Les internautes qui multiplient les interventions sur les réseaux sociaux sans prendre de précautions ouvrent une fenêtre potentiellement périlleuse sur leur vie privée.

Il suffit, pour s'en convaincre, de considérer un nouveau système d'analyse conçu par le géant américain Raytheon et qui permet de colliger des informations sensibles sur des individus à partir de leur utilisation de sites populaires comme Facebook, Twitter et FourSquare.

Le logiciel, baptisé Riot, obtient notamment des données sur les allées et venues des personnes ciblées en extrayant les informations de géolocalisation contenues dans les photos prises avec des appareils intelligents.

Dans une vidéo diffusée récemment par le quotidien anglais The Guardian, un cadre de Raytheon démontre, grâce à Riot, que l'un des employés de la firme se rend régulièrement dans un gymnase donné le lundi matin, à 6h.

Ce serait le moment idéal pour «le rencontrer ou mettre la main sur son ordinateur», souligne avec satisfaction le présentateur du logiciel, qui n'a pas encore été commercialisé, selon la firme américaine.

Les révélations relatives au système conçu par Raytheon ne sont que l'une des illustrations récentes de l'impact de la dissémination en ligne de quantités massives d'informations privées.

Actions révélatrices

Une étude émanant de l'Université Cambridge a démontré que le simple fait d'accoler l'expression «j'aime» sur Facebook à des commentaires, des photos ou des personnes pouvait être très révélateur.

Les chercheurs ont conclu qu'il était possible d'obtenir une idée précise de l'âge, du quotient intellectuel, de l'orientation sexuelle ou encore de la pensée politique d'usagers uniquement par une analyse approfondie de leur utilisation de cette option.

De telles possibilités d'extrapolation, selon Michal Kosinski, un des auteurs de l'étude, risquent de détourner les citoyens des technologies numériques et «de miner le lien de confiance entre individus et institutions».

L'utilisation des médias sociaux comme source d'informations par les services de renseignement est une préoccupation récurrente des organisations de défense des droits de la personne.

Le Federal Bureau of Investigation (FBI) avait notamment suscité de vives réactions aux États-Unis, en 2012, en lançant un appel public aux firmes de technologie pour concevoir un outil d'analyse des médias sociaux capable de cibler des menaces potentielles pour la sécurité nationale.

L'organisation policière a ensuite assuré que le but n'était pas de cibler des individus ou des groupes donnés, mais plutôt des mots liés à des «événements» ou des «crises».

Vie privée

Le FBI a affirmé par ailleurs que toute application permettant un tel traitement des médias sociaux serait révisée juridiquement pour garantir la protection de la vie privée des citoyens.

Ginger McCall, juriste de l'Electronic Privacy Information Center (EPIC), établie à Washington, note que les services de renseignement montrent «très peu» de réserve relativement à la surveillance des réseaux sociaux.

Elle doute cependant de l'utilité de cette pratique en matière de sécurité. «Il est peu probable qu'un militant d'Al-Qaïda signale sa position sur Four Square», ironise la spécialiste.

Nombre d'utilisateurs des réseaux sociaux, dit-elle, ne sont pas conscients du fait qu'ils rendent publiques des «informations sensibles» sur leur vie privée, notamment parce que les pratiques en matière de confidentialité des entreprises concernées ne sont pas toujours aussi explicites qu'elles devraient l'être.

Pierre Trudel, professeur en droit public à l'Université de Montréal, note que les tribunaux nord-américains accordent une plus grande responsabilité aux usagers dans l'utilisation de réseaux sociaux que les tribunaux européens.

«L'individu a ici une grande liberté qui vient avec une grande responsabilité.

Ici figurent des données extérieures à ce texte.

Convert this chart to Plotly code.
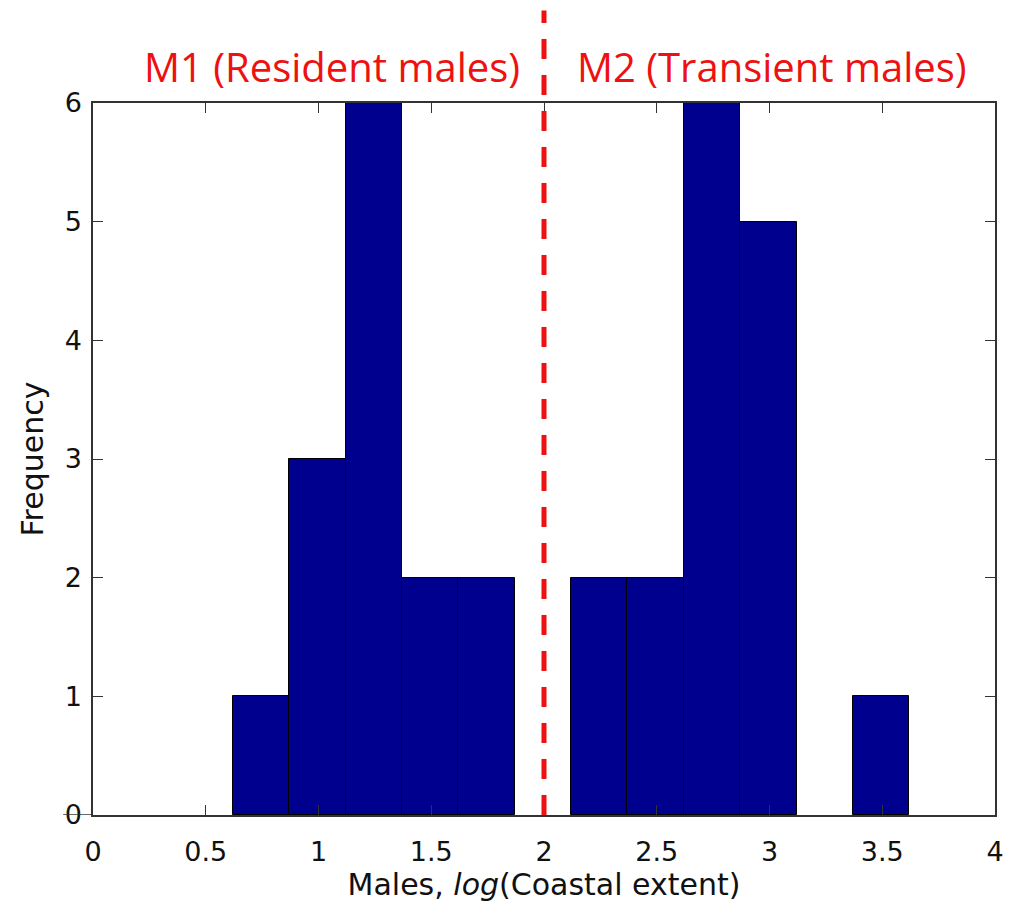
import plotly.graph_objects as go

# Histogram of male coastal extent (log scale), 12 equal bins
bin_centers = [0.745, 0.995, 1.245, 1.495, 1.745, 1.995,
               2.245, 2.495, 2.745, 2.995, 3.245, 3.495]
counts = [1, 3, 6, 2, 2, 0, 2, 2, 6, 5, 0, 1]
bin_width = 0.25

x_ticks = [0, 0.5, 1, 1.5, 2, 2.5, 3, 3.5, 4]
x_tick_text = ["0", "0.5", "1", "1.5", "2", "2.5", "3", "3.5", "4"]
y_ticks = [0, 1, 2, 3, 4, 5, 6]

threshold = 2.0
group_labels = ["M1 (Resident males)", "M2 (Transient males)"]
group_label_x = [1.062, 3.01]

# empty bins get no outline
edge_widths = [1 if c > 0 else 0 for c in counts]

fig = go.Figure()
fig.add_trace(go.Bar(
    x=bin_centers, y=counts, width=bin_width,
    marker=dict(color="#00008F", line=dict(color="#000000", width=edge_widths)),
    showlegend=False,
))

sans = "DejaVu Sans, Verdana, sans-serif"
axis_font = dict(family=sans, size=27, color="#111111")

fig.update_layout(
    width=1016, height=910,
    margin=dict(l=93, r=17, t=103, b=95),
    paper_bgcolor="white", plot_bgcolor="white",
    bargap=0,
    xaxis=dict(
        range=[0, 4], tickvals=x_ticks, ticktext=x_tick_text,
        ticks="inside", ticklen=10, tickcolor="#333333",
        showline=True, linecolor="#333333", linewidth=1.5, mirror="ticks",
        showgrid=False, zeroline=False, tickfont=axis_font,
        ticklabelstandoff=12,
        title=dict(text="Males, <i>log</i>(Coastal extent)",
                   font=dict(family=sans, size=30, color="#111111"),
                   standoff=6),
    ),
    yaxis=dict(
        range=[0, 6], tickvals=y_ticks,
        ticks="inside", ticklen=10, tickcolor="#333333",
        showline=True, linecolor="#333333", linewidth=1.5, mirror="ticks",
        showgrid=False, zeroline=False, tickfont=axis_font,
        ticklabelstandoff=4,
        title=dict(text="Frequency",
                   font=dict(family=sans, size=30, color="#111111"),
                   standoff=12),
    ),
)

# Dashed divider between the two male groups
fig.add_shape(type="line", xref="x", yref="paper",
              x0=threshold, x1=threshold, y0=0, y1=1.13,
              line=dict(color="#EE1111", width=5, dash="20px,16px"), layer="above")

# Short extension of the baseline through the 0 tick label
fig.add_shape(type="line", xref="paper", yref="y",
              x0=-30 / 906, x1=0, y0=0, y1=0,
              line=dict(color="#333333", width=1.5))

for label, lx in zip(group_labels, group_label_x):
    fig.add_annotation(
        x=lx, y=1.01, xref="x", yref="paper", yanchor="bottom",
        text=label, showarrow=False,
        font=dict(family="Open Sans, sans-serif", size=40, color="#EE1111"),
    )

fig.write_html("out.html")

Il doit être au courant des risques et des enjeux qui viennent avec la grande disponibilité des informations», souligne-t-il.

M. Trudel estime que le gouvernement devrait faire pression sur les administrateurs des réseaux sociaux afin qu'ils clarifient leur politique en matière de confidentialité.

«Les usagers ne sont pas toujours en mesure de retracer ce qu'ils doivent faire pour ajuster les paramètres de leur compte», dit le spécialiste.

Les réseaux sociaux en bref

FACEBOOK

Le populaire site de réseautage social permet à ses utilisateurs de partager informations et commentaires avec un cercle choisi de personnes. Le site comptait plus de 1 milliard d'utilisateurs actifs à la fin de l'année 2012.

TWITTER

Le site de microblogage permet aux utilisateurs d'échanger des messages de moins de 140 caractères. Il comptait plus de 500 millions d'utilisateurs en 2012.

FOUR SQUARE

Le site permet aux utilisateurs de préciser l'endroit où ils se trouvent et d'identifier les lieux d'intérêt avoisinants. Il compterait plus de 30 millions d'utilisateurs.